The first time I donned a tie this month was for my sister-in-law's wedding. I had been asked to say a prayer for the happy couple during the ceremony. Not being officially part of the wedding party, I hadn't been instructed to wear any particular type of outfit, but a dress shirt and pants and a tie seemed appropriate, so that's what I wore. All in all, it went well. My prayer was scripted – I don't really do improv that well – but they seemed to like it. Not that I was saying it to them, but still...

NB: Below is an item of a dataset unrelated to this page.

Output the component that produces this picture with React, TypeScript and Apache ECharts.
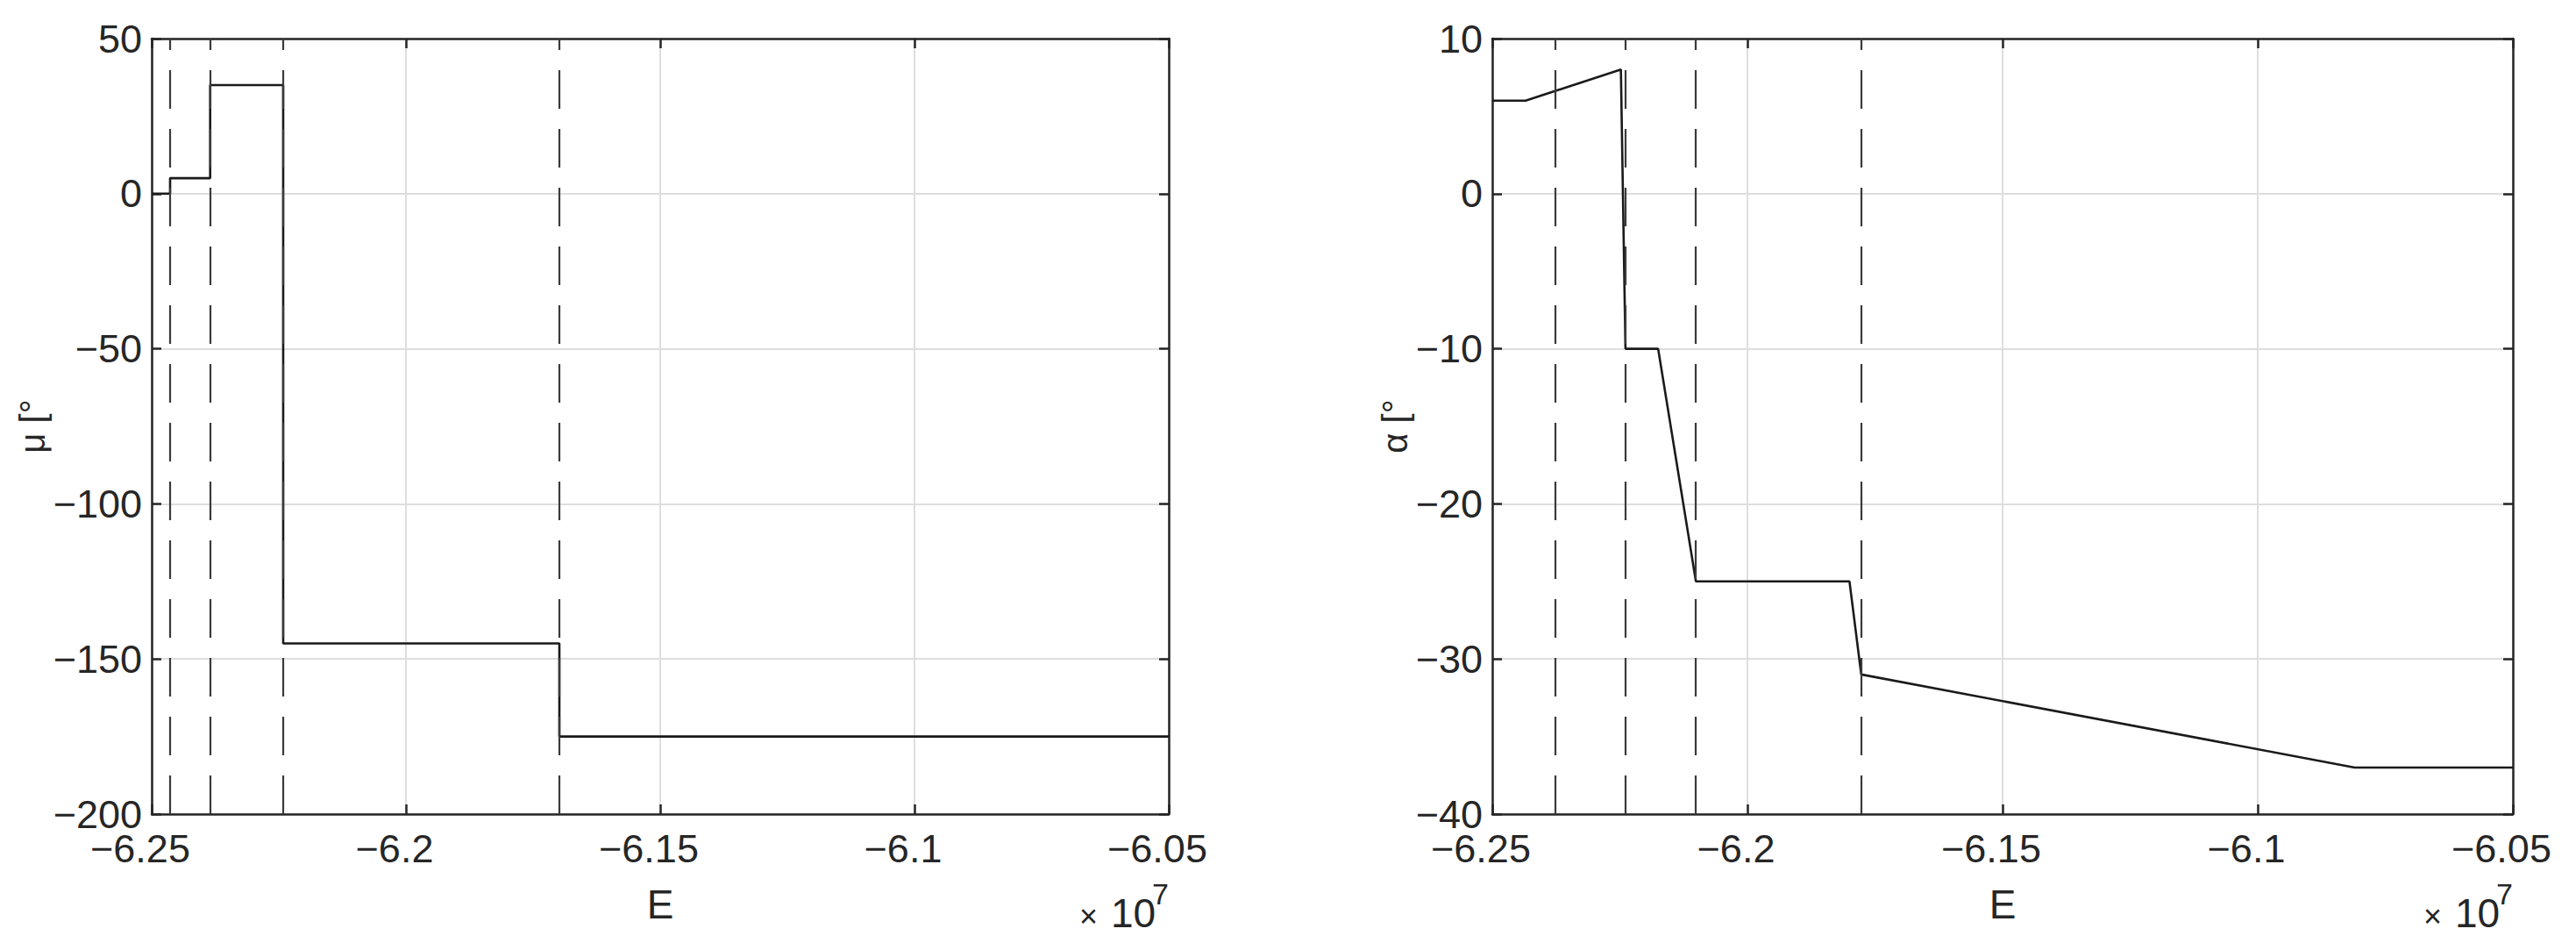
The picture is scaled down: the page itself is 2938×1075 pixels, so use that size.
import React, { useEffect, useRef } from 'react';
import * as echarts from 'echarts';

// ---- data ----
const X_MIN = -62500000;
const X_MAX = -60500000;
const X_STEP = 500000;

// left panel: mu [deg]
const muE = [-62500000, -62463800, -62463800, -62385000, -62385000, -62241400, -62241400, -61698300, -61698300, -60500000];
const muV = [0, 0, 5, 5, 35, 35, -145, -145, -175, -175];
const muEvents = [-62463800, -62385000, -62241400, -61698300];
const MU_MIN = -200;
const MU_MAX = 50;
const MU_STEP = 50;

// right panel: alpha [deg]
const alphaE = [-62500000, -62434700, -62248000, -62239000, -62175000, -62101000, -61800000, -61777000, -60810000, -60500000];
const alphaV = [6, 6, 8, -10, -10, -25, -25, -31, -37, -37];
const alphaEvents = [-62376000, -62239000, -62101000, -61777000];
const AL_MIN = -40;
const AL_MAX = 10;
const AL_STEP = 10;

const FONT = "'Liberation Sans', Arial, Helvetica, sans-serif";
const DARK = '#262626';

const fmtX = (v: number) => {
  const s = (v / 1e7).toFixed(2).replace(/0+$/, '').replace(/\.$/, '');
  return s.replace('-', '\u2212');
};
const fmtY = (v: number) => String(v).replace('-', '\u2212');

export default function App() {
  const ref = useRef<HTMLDivElement>(null);

  useEffect(() => {
    if (!ref.current) return;
    const chart = echarts.init(ref.current, undefined, { renderer: 'svg' });

    const grids = [
      { left: 173, top: 44, width: 1160, height: 884 },
      { left: 1702, top: 44, width: 1164, height: 884 },
    ];

    const axisLine = { show: true, onZero: false, lineStyle: { color: DARK, width: 2.5 } };
    const axisTick = { show: true, inside: true, length: 11, lineStyle: { color: DARK, width: 2.5 } };
    const splitLine = { show: true, lineStyle: { color: '#dedede', width: 2 } };

    const xAxes: any[] = [];
    const yAxes: any[] = [];
    const yCfg = [
      { min: MU_MIN, max: MU_MAX, step: MU_STEP, name: '\u03bc [\u00b0', gap: 108 },
      { min: AL_MIN, max: AL_MAX, step: AL_STEP, name: '\u03b1 [\u00b0', gap: 81 },
    ];
    [0, 1].forEach((g) => {
      xAxes.push({
        type: 'value', gridIndex: g, position: 'bottom', min: X_MIN, max: X_MAX, interval: X_STEP,
        axisLine, axisTick, splitLine,
        axisLabel: { show: true, margin: 17, formatter: fmtX, color: DARK, fontSize: 45, fontFamily: FONT, padding: [0, 26, 0, 0] },
        name: 'E', nameLocation: 'middle', nameGap: 80,
        nameTextStyle: { color: DARK, fontSize: 46, fontFamily: FONT },
      });
      xAxes.push({
        type: 'value', gridIndex: g, position: 'top', min: X_MIN, max: X_MAX, interval: X_STEP,
        axisLine, axisTick, splitLine: { show: false }, axisLabel: { show: false },
      });
      const c = yCfg[g];
      yAxes.push({
        type: 'value', gridIndex: g, position: 'left', min: c.min, max: c.max, interval: c.step,
        axisLine, axisTick, splitLine,
        axisLabel: { show: true, margin: 11, formatter: fmtY, color: DARK, fontSize: 45, fontFamily: FONT },
        name: c.name, nameLocation: 'middle', nameRotate: 90, nameGap: c.gap,
        nameTextStyle: { color: DARK, fontSize: 40, fontFamily: FONT },
      });
      yAxes.push({
        type: 'value', gridIndex: g, position: 'right', min: c.min, max: c.max, interval: c.step,
        axisLine, axisTick, splitLine: { show: false }, axisLabel: { show: false },
      });
    });

    const markLine = (events: number[]) => ({
      silent: true,
      symbol: ['none', 'none'],
      label: { show: false },
      lineStyle: { type: [44, 23], color: '#3a3a3a', width: 2.2 },
      data: events.map((e) => ({ xAxis: e })),
    });

    const series: any[] = [
      {
        type: 'line', xAxisIndex: 0, yAxisIndex: 0, showSymbol: false, symbol: 'none',
        data: muE.map((e, i) => [e, muV[i]]),
        lineStyle: { color: '#1a1a1a', width: 2.6 },
        markLine: markLine(muEvents),
        z: 3,
      },
      {
        type: 'line', xAxisIndex: 2, yAxisIndex: 2, showSymbol: false, symbol: 'none',
        data: alphaE.map((e, i) => [e, alphaV[i]]),
        lineStyle: { color: '#1a1a1a', width: 2.6 },
        markLine: markLine(alphaEvents),
        z: 3,
      },
    ];

    const expLabel = (R: number) => [
      { type: 'text', left: R - 102, top: 1026, style: { text: '\u00d7', fontSize: 36, fontFamily: FONT, fill: DARK } },
      { type: 'text', left: R - 66, top: 1018, style: { text: '10', fontSize: 46, fontFamily: FONT, fill: DARK } },
      { type: 'text', left: R - 19, top: 1002, style: { text: '7', fontSize: 34, fontFamily: FONT, fill: DARK } },
    ];

    chart.setOption({
      animation: false,
      backgroundColor: '#ffffff',
      grid: grids,
      xAxis: xAxes,
      yAxis: yAxes,
      series,
      graphic: [...expLabel(1333), ...expLabel(2866)],
    });

    return () => chart.dispose();
  }, []);

  return (
    <div
      ref={ref}
      style={{ position: 'fixed', left: 0, top: 0, width: 2938, height: 1075, background: '#fff' }}
    />
  );
}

The second time I was all tied up was two weeks later for our church's Night of Drama production. I was acting in one of the mini-plays – it was a live radio drama – and I was the Narrator. Since I was also the director of that particular play, I could have told myself to wear whatever I wanted, but it was a significant role, and somewhat a central character, so I figured I'd go all out and put on the old tie again (same one as the wedding two weeks prior, by the way). For the second time, I'd worn a tie for an event that brought people together as a family. That's how we think of ourselves, us drama folk. We're somewhat of a breed apart, I guess you could say. But we understand each other.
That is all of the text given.